[TASK STATEMENT]: Leave out any picture and return the remaining listing below exactly as given.

>> BEGIN

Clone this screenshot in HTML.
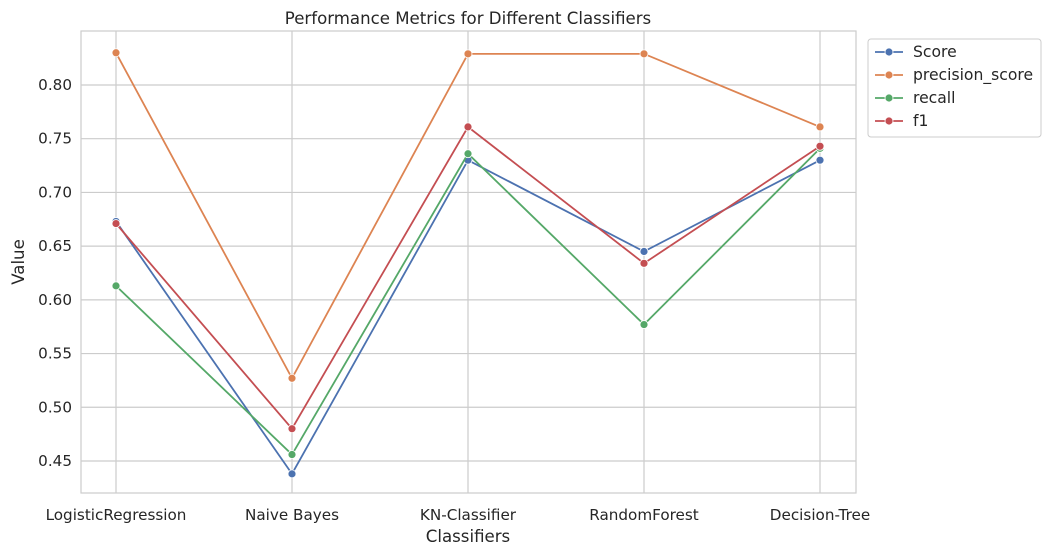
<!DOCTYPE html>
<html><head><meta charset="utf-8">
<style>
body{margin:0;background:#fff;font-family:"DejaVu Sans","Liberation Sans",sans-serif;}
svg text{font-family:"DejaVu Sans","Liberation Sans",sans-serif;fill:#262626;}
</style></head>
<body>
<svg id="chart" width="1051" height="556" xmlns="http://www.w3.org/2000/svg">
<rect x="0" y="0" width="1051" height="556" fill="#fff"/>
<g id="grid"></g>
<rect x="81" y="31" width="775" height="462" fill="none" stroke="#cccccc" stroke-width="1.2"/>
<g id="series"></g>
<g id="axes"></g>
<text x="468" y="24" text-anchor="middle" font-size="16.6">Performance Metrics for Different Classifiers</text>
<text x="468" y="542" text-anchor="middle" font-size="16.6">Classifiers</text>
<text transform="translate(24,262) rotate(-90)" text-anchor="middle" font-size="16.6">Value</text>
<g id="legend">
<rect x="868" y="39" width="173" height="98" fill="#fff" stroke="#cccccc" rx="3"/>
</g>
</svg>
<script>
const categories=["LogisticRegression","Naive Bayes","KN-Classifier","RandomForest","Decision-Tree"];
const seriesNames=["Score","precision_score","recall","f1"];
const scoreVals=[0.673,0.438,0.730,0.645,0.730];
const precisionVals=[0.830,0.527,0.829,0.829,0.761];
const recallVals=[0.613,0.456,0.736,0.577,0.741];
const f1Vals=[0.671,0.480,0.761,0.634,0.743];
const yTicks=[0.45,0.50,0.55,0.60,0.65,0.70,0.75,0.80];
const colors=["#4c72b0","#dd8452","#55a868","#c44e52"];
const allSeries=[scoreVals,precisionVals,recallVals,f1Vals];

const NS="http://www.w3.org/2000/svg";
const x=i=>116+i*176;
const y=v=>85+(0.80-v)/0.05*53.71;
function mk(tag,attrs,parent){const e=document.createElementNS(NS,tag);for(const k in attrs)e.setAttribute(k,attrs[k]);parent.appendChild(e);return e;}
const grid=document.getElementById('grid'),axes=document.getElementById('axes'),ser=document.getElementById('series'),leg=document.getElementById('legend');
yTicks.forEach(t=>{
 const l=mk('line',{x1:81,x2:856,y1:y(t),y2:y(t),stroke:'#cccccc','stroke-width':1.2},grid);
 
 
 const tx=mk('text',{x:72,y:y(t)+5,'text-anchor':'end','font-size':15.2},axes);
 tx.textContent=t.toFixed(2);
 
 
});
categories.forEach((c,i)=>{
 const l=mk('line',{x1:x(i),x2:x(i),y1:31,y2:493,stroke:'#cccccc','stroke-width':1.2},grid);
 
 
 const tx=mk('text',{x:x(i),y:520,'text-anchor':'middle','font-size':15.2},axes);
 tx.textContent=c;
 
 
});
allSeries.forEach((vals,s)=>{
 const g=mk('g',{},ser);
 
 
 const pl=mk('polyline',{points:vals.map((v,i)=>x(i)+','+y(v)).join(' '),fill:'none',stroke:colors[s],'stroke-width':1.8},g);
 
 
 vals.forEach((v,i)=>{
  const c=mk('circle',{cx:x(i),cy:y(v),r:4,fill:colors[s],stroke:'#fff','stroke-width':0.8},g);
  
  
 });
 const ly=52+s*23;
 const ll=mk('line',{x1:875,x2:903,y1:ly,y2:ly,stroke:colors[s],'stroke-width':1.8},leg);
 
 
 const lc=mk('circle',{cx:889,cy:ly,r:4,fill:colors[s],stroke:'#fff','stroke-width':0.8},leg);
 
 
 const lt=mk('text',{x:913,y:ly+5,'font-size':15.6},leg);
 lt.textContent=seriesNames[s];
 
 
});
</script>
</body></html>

>> END

[RESULT]:
Clone this screenshot in HTML.
<!DOCTYPE html>
<html><head><meta charset="utf-8">
<style>
body{margin:0;background:#fff;font-family:"DejaVu Sans","Liberation Sans",sans-serif;}
svg text{font-family:"DejaVu Sans","Liberation Sans",sans-serif;fill:#262626;}
</style></head>
<body>
<svg id="chart" width="1051" height="556" xmlns="http://www.w3.org/2000/svg">
<rect x="0" y="0" width="1051" height="556" fill="#fff"/>
<g id="grid"></g>
<rect x="81" y="31" width="775" height="462" fill="none" stroke="#cccccc" stroke-width="1.2"/>
<g id="series"></g>
<g id="axes"></g>
<text x="468" y="24" text-anchor="middle" font-size="16.6">Performance Metrics for Different Classifiers</text>
<text x="468" y="542" text-anchor="middle" font-size="16.6">Classifiers</text>
<text transform="translate(24,262) rotate(-90)" text-anchor="middle" font-size="16.6">Value</text>
<g id="legend">
<rect x="868" y="39" width="173" height="98" fill="#fff" stroke="#cccccc" rx="3"/>
</g>
</svg>
<script>
const categories=["LogisticRegression","Naive Bayes","KN-Classifier","RandomForest","Decision-Tree"];
const seriesNames=["Score","precision_score","recall","f1"];
const scoreVals=[0.673,0.438,0.730,0.645,0.730];
const precisionVals=[0.830,0.527,0.829,0.829,0.761];
const recallVals=[0.613,0.456,0.736,0.577,0.741];
const f1Vals=[0.671,0.480,0.761,0.634,0.743];
const yTicks=[0.45,0.50,0.55,0.60,0.65,0.70,0.75,0.80];
const colors=["#4c72b0","#dd8452","#55a868","#c44e52"];
const allSeries=[scoreVals,precisionVals,recallVals,f1Vals];

const NS="http://www.w3.org/2000/svg";
const x=i=>116+i*176;
const y=v=>85+(0.80-v)/0.05*53.71;
function mk(tag,attrs,parent){const e=document.createElementNS(NS,tag);for(const k in attrs)e.setAttribute(k,attrs[k]);parent.appendChild(e);return e;}
const grid=document.getElementById('grid'),axes=document.getElementById('axes'),ser=document.getElementById('series'),leg=document.getElementById('legend');
yTicks.forEach(t=>{
 const l=mk('line',{x1:81,x2:856,y1:y(t),y2:y(t),stroke:'#cccccc','stroke-width':1.2},grid);
 
 
 const tx=mk('text',{x:72,y:y(t)+5,'text-anchor':'end','font-size':15.2},axes);
 tx.textContent=t.toFixed(2);
 
 
});
categories.forEach((c,i)=>{
 const l=mk('line',{x1:x(i),x2:x(i),y1:31,y2:493,stroke:'#cccccc','stroke-width':1.2},grid);
 
 
 const tx=mk('text',{x:x(i),y:520,'text-anchor':'middle','font-size':15.2},axes);
 tx.textContent=c;
 
 
});
allSeries.forEach((vals,s)=>{
 const g=mk('g',{},ser);
 
 
 const pl=mk('polyline',{points:vals.map((v,i)=>x(i)+','+y(v)).join(' '),fill:'none',stroke:colors[s],'stroke-width':1.8},g);
 
 
 vals.forEach((v,i)=>{
  const c=mk('circle',{cx:x(i),cy:y(v),r:4,fill:colors[s],stroke:'#fff','stroke-width':0.8},g);
  
  
 });
 const ly=52+s*23;
 const ll=mk('line',{x1:875,x2:903,y1:ly,y2:ly,stroke:colors[s],'stroke-width':1.8},leg);
 
 
 const lc=mk('circle',{cx:889,cy:ly,r:4,fill:colors[s],stroke:'#fff','stroke-width':0.8},leg);
 
 
 const lt=mk('text',{x:913,y:ly+5,'font-size':15.6},leg);
 lt.textContent=seriesNames[s];
 
 
});
</script>
</body></html>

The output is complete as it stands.